An electric bus in Cuenca, Ecuador at the street Electric bus in Cuenca, Ecuador. TUMI (n.d.)

E-Mobility in Singra, Bangladesh:

This town in northern Bangladesh may be remote, but it is pioneering the use of E-Mobility. Singra is an example of how public transport can be made safe and sustainable in rural South Asia.

Changes:

  • In 2018, Singra applied to the TUMI competition for innovative and environmentally friendly approaches to mobility worldwide and was selected for a pilot project. Almost a year later, it became the proud owner of 10 e-rickshaws and two e-ambulances.
  • By 2021, the city started to develop its next big idea: battery-powered boats. Boats are an important mode of transport, and Singra is looking for alternatives. 

An electric three wheeler with the driver and a passenger plus more people in a road in Singra, Bangladesh Electric three-wheeler in Singra, Bangladesh. GIZ (2021)

E-Mobility in Lviv, Ukraine:

Lviv is a city that has different examples of E-Mobility and plans to improve them in the next few years.

Changes:

  • The city is working to extend and renovate routes and gradually replace the fleet with low- to zero-emission vehicles. In addition to the 10 trams, 50 new trolleybuses and 150 new regular buses have been purchased. This will expand public transport services and improve CO2 emissions as the buses are equipped with more efficient technology.
  • The development of an E-Mobility Plan for Lviv started in August 2021. The development was based on qualitative questionnaires, workshops, stakeholder discussions and presentations. The plan is currently being finalized and is expected to be published by the Lviv City Council in the summer of 2023.

An electric trolleybus in the streets of Lviv, Ukraine Trolleybus in the streets of Lviv, Ukraine. Wikimedia Commons (n.d.)

E-Mobility in Adétikopé, Togo:

The transport sector is responsible for a large proportion of CO2 emissions in Africa. The ‘M Auto Electric’ (MAUTO) project is tackling this issue by replacing traditional means of transport with electric motorcycles.

Changes:

  • MAUTO began introducing its electric two- and three-wheelers in Togo in 2021. Since then, they have also started to introduce their services in other African countries and plan to expand further in the coming years.
  • Electric motorcycles are intended for taxis, delivery services, and individual use. The aim is to recharge the vehicles using mainly solar energy.

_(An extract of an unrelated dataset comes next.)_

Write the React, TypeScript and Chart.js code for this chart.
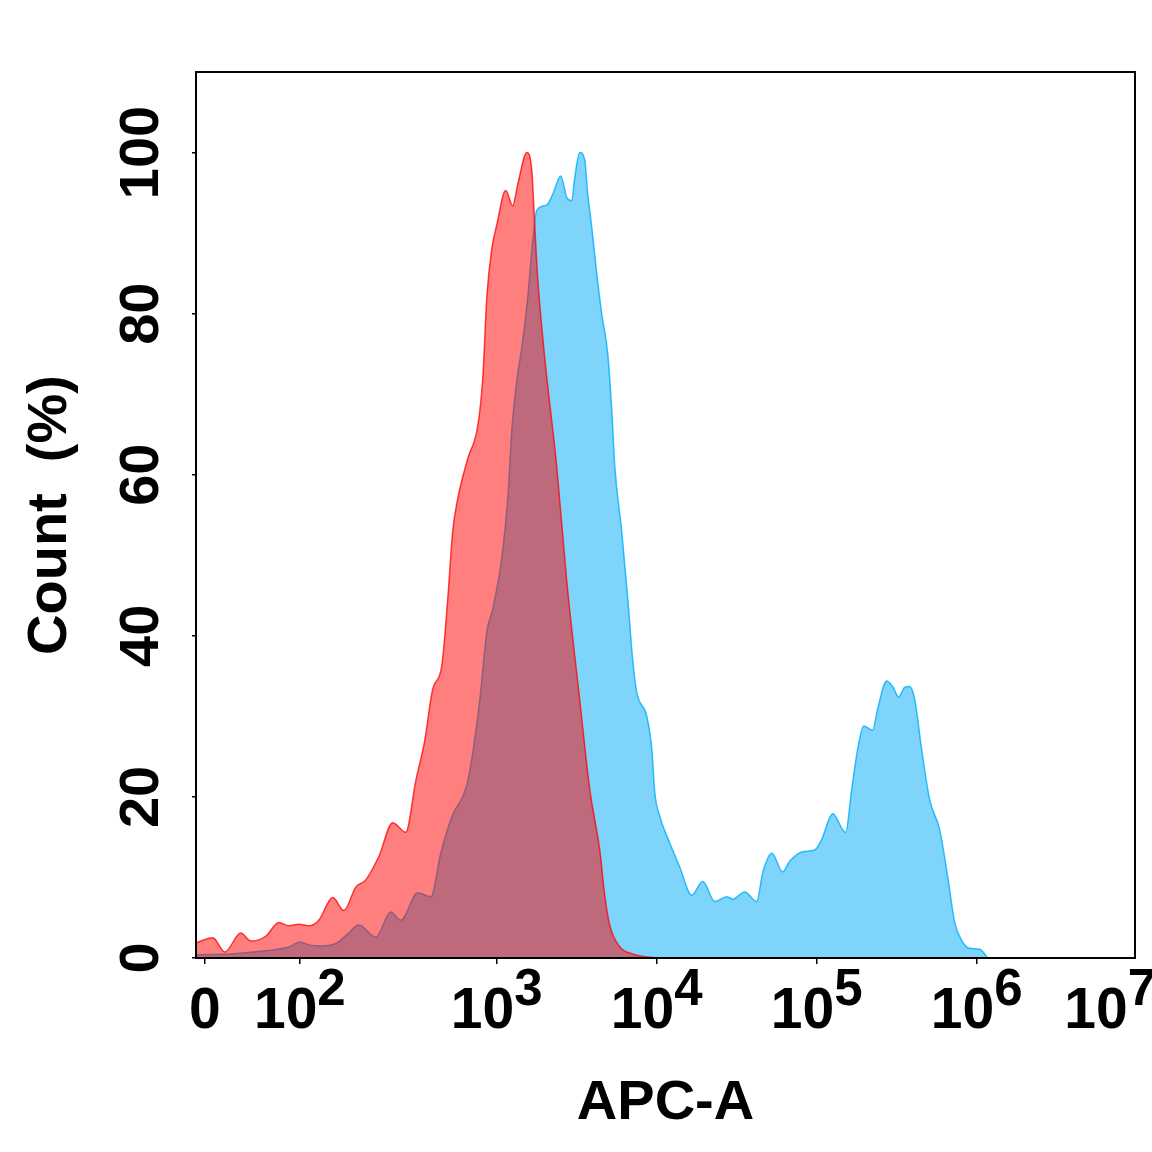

Two electric bikes parked in a road in Togo Two electric bikes in Togo. Aera Group (2022)

E-Mobility in Santiago de Chile, Chile:

Chile’s E-Mobility results outcomes can encourage other cities in the region to reduce the carbon footprint of their fleets.

Changes:

  • Chile has taken several actions that have facilitated the E-Mobility transition in Santiago, such as the long-term planning of concrete actions.
  • Public policy instruments have been developed and are currently in place to drive Chile’s e-transition, such as the National E-Mobility Strategy and the Energy Efficiency Law. Chile expects 100 percent use of e-buses by 2040 and 100 percent electric taxis by 2050. Working with the private sector has been an imperative, since public transport is run by private companies.

A group of people in front of two electric buses in Santiago de Chile, Chile with a mountainous landscape at the background Group of colleagues from TUMI in front of electric buses in Chile. TUMI (2022)

Conclusion:

E-Mobility is advancing rapidly around the world, with different approaches in different regions. While some countries are offering economic incentives and government policies to encourage the uptake of EVs, others are investing heavily in charging infrastructure.

As global demand for sustainable transport continues to grow, E-Mobility is expected to evolve and expand globally.